#### The exercise
Skip the pictures. Set down, word for word, the lines from the start of the material up to and including the line with "import * as".

#### Recorded data

-- Start --

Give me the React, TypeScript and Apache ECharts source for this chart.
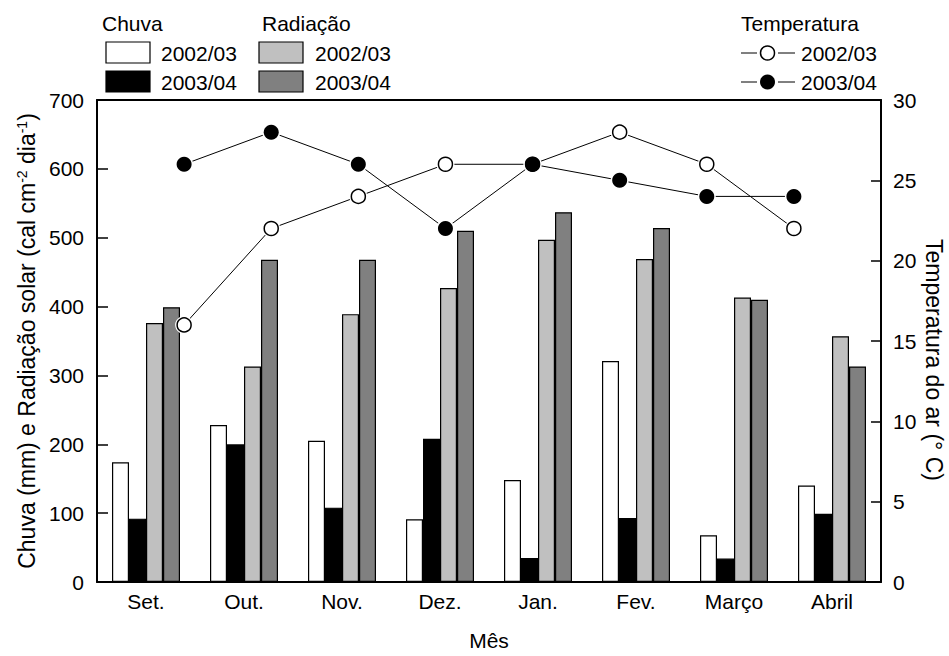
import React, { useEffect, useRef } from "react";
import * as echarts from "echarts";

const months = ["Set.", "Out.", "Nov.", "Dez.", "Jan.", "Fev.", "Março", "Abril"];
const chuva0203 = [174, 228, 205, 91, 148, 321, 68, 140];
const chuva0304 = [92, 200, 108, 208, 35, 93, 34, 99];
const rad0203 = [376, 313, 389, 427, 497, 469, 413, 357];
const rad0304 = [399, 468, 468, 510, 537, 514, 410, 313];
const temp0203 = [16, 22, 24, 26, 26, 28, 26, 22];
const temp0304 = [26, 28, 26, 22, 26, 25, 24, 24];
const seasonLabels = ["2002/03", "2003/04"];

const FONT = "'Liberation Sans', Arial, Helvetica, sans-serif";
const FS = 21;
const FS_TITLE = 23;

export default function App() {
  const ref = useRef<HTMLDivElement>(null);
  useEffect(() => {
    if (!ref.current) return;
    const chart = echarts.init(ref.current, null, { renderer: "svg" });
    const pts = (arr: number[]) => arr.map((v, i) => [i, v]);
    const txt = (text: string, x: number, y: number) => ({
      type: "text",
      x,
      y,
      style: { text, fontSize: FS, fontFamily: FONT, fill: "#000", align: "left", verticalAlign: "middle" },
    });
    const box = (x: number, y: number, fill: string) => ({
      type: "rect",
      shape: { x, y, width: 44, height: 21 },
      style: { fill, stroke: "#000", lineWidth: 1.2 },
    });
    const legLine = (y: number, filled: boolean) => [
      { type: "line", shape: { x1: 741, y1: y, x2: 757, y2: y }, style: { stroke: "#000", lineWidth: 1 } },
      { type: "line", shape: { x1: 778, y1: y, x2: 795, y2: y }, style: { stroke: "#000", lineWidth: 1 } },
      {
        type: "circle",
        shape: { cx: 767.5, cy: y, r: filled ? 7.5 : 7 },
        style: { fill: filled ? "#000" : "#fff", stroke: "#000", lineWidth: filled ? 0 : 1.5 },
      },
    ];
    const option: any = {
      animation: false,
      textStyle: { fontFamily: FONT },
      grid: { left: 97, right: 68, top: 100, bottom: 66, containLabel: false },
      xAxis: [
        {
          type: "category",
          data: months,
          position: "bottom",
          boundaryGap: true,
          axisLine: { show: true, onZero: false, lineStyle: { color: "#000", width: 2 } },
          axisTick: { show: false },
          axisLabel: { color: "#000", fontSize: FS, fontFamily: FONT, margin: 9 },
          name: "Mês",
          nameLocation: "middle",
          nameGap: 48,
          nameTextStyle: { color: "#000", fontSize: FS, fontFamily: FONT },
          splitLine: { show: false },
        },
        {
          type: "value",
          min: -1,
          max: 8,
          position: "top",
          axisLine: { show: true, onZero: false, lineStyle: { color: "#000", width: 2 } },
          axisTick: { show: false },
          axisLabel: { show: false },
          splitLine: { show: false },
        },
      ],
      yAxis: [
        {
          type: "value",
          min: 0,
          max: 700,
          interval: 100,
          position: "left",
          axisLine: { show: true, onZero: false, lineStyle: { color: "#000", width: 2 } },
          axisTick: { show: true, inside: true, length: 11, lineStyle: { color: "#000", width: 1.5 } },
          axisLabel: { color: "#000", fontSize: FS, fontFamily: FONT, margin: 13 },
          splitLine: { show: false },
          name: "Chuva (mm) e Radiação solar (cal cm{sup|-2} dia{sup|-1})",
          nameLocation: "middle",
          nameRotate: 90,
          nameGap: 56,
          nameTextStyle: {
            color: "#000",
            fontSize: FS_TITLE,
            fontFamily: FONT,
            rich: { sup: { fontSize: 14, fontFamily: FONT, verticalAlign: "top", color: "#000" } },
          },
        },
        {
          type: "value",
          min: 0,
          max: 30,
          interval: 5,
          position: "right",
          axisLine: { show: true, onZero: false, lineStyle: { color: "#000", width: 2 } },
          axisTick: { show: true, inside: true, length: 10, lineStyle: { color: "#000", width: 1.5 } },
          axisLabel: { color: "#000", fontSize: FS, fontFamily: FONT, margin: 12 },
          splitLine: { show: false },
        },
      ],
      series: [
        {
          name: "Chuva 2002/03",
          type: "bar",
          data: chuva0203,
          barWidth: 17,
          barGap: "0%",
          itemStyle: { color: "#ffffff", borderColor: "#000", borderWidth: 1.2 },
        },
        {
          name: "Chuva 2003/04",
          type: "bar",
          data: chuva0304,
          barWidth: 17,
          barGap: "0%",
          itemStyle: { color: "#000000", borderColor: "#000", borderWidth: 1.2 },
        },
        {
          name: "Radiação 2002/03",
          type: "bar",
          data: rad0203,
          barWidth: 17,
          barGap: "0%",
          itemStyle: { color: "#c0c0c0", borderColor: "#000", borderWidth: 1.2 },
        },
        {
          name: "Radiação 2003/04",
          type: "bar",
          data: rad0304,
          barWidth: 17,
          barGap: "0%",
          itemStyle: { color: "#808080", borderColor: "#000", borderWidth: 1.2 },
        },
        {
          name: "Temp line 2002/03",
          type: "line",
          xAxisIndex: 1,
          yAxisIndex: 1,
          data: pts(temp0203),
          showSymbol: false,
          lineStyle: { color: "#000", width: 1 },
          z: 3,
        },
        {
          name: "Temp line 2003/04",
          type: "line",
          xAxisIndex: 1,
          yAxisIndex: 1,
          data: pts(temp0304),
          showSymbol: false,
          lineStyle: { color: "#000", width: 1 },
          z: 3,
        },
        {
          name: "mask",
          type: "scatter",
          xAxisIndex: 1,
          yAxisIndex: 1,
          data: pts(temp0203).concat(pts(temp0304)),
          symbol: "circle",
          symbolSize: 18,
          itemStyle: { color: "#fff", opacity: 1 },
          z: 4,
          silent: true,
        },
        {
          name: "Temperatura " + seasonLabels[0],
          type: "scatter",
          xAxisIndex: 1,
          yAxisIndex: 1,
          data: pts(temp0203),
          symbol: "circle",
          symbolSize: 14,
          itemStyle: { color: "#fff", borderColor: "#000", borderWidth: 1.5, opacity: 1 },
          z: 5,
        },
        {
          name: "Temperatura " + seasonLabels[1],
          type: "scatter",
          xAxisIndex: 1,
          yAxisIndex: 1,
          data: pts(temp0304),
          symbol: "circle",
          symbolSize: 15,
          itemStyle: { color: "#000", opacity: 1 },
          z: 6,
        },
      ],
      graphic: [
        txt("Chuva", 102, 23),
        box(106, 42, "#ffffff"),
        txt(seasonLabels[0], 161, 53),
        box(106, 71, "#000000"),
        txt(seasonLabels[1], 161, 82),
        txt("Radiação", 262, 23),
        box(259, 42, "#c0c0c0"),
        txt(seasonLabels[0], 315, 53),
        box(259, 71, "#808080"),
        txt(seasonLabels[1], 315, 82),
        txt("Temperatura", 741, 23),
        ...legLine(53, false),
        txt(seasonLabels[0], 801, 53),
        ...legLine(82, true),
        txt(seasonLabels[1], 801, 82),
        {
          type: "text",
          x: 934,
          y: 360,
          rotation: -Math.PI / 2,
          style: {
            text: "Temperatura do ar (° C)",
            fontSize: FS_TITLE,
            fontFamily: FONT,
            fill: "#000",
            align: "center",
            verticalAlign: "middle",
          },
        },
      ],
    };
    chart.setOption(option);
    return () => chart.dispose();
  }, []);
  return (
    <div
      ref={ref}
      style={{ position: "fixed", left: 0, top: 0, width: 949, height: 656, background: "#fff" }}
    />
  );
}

-- End --

#### Completed task
Give me the React, TypeScript and Apache ECharts source for this chart.
import React, { useEffect, useRef } from "react";
import * as echarts from "echarts";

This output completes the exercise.